なお、損失額が大きくてその年の所得金額から控除しきれない場合には、翌年以後(3年間が限度)に繰り越して、各年の所得金額から控除することができます。
[雑損控除金額の計算方法]
2通りあり、いずれかの大きい方が適用されます。
(1)[損失額-民間保険の保険金]より「差し引き損失額」を出し、「所得の10%の金額」(免責部分?)を差し引いた金額を「雑損控除金額」とする方法
「損失額-民間保険の保険金」-所得の10%の金額
=「雑損控除金額」
なお、損失額は、自宅や車など資産ごとに算出する。
(生活に通常必要でない資産は対象外)
『自宅の場合』
取得価額が判っている場合 | 損失額は、時間の経過による減価を差し引いた時価に被害割合(100%、50%など)をかけた金額 |
取得価額がわからない場合 | 損失額は、総床面積に対する工事費用(国税庁発表都道府県別u当たり工事費用による)に被害割合をかけた金額を損失額とする。 |
なお、被害割合は、災害時に自治体に申請して交付を受けた「罹災証明書」に記載の「全壊」「大規模半壊」「半壊」「半壊に至らず」の4区分により国税庁の定める比率「%」を用います。(詳細については「国税庁の被害割合表」をご覧ください。)

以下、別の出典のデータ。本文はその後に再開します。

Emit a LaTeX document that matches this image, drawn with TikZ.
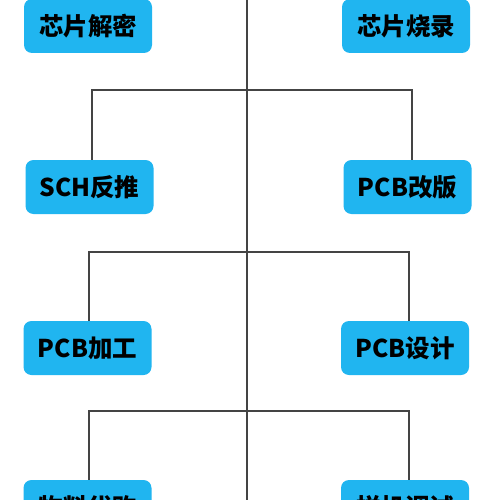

(2)「災害関連支出-5万円」=「雑損控除金額」とする方法
「災害関連支出」とは、損壊した自宅の修復費用や自宅内に流れ込んだゴミや土砂などの撤去費用など。
2.「災害減免法」の適用による「税額控除」を受ける方法
「住宅や家財の損害額が時価の二分の一を超える場合」に、下記の「所得に応じた免除割合」が適用され所得税そのものが税額控除されます。
雑損控除よりも直接的に税金免除を受けられるので、本人の所得水準や被害状況と免除割合によっては、雑損控除よりも軽減効果が大きくなる可能性があります。
なお、この制度は、所得1000万円以上の人は適用外となります。
◎所得区分別に所得税の免除割合
所得 | 所得税免除率 |
500万円以下 | 所得税の全額免除 |
500〜750万円 | 所得税の50%の免除 |
750〜1000万円 | 所得税の25%免除 |
住民税での税軽減措置
住民税には、災害減免法の適用がありません。
(注:市町村条例で減免措置を定めるところもあるので確認が必要)
このため、所得税の確定申告で、「2.災害減免法の適用による税額控除を受ける方法」を選択した場合は、別途に確定申告期間中に市区町村で「雑損控除の申告」をする必要があります。
なお、所得税の確定申告で「雑損控除」を選んだ場合は、自動的に住民税に反映されるため別途手続きする必要はありません。
確定申告に必要な書類
・「罹災証明書」、「火災保険などから受け取った保険金関係書類」、「災害関連支出の領収書類」など。
最後に
不幸にも台風や豪雨あるいは地震や火災、水害などで被害に遭われた方は、確定申告で所得税などで収めた税金の還付が受けられますので、必要書類を取り揃えて還付申告されることをおすすめします。
なお、確定申告時期は、例年、2月中旬から3月中旬に設定されますが、雑損控除などによる還付申告は、それ以前でも行えますので早めに申告されることをおすすめします。
また、申告についての詳細は「国税庁の雑損控除」でご確認願います。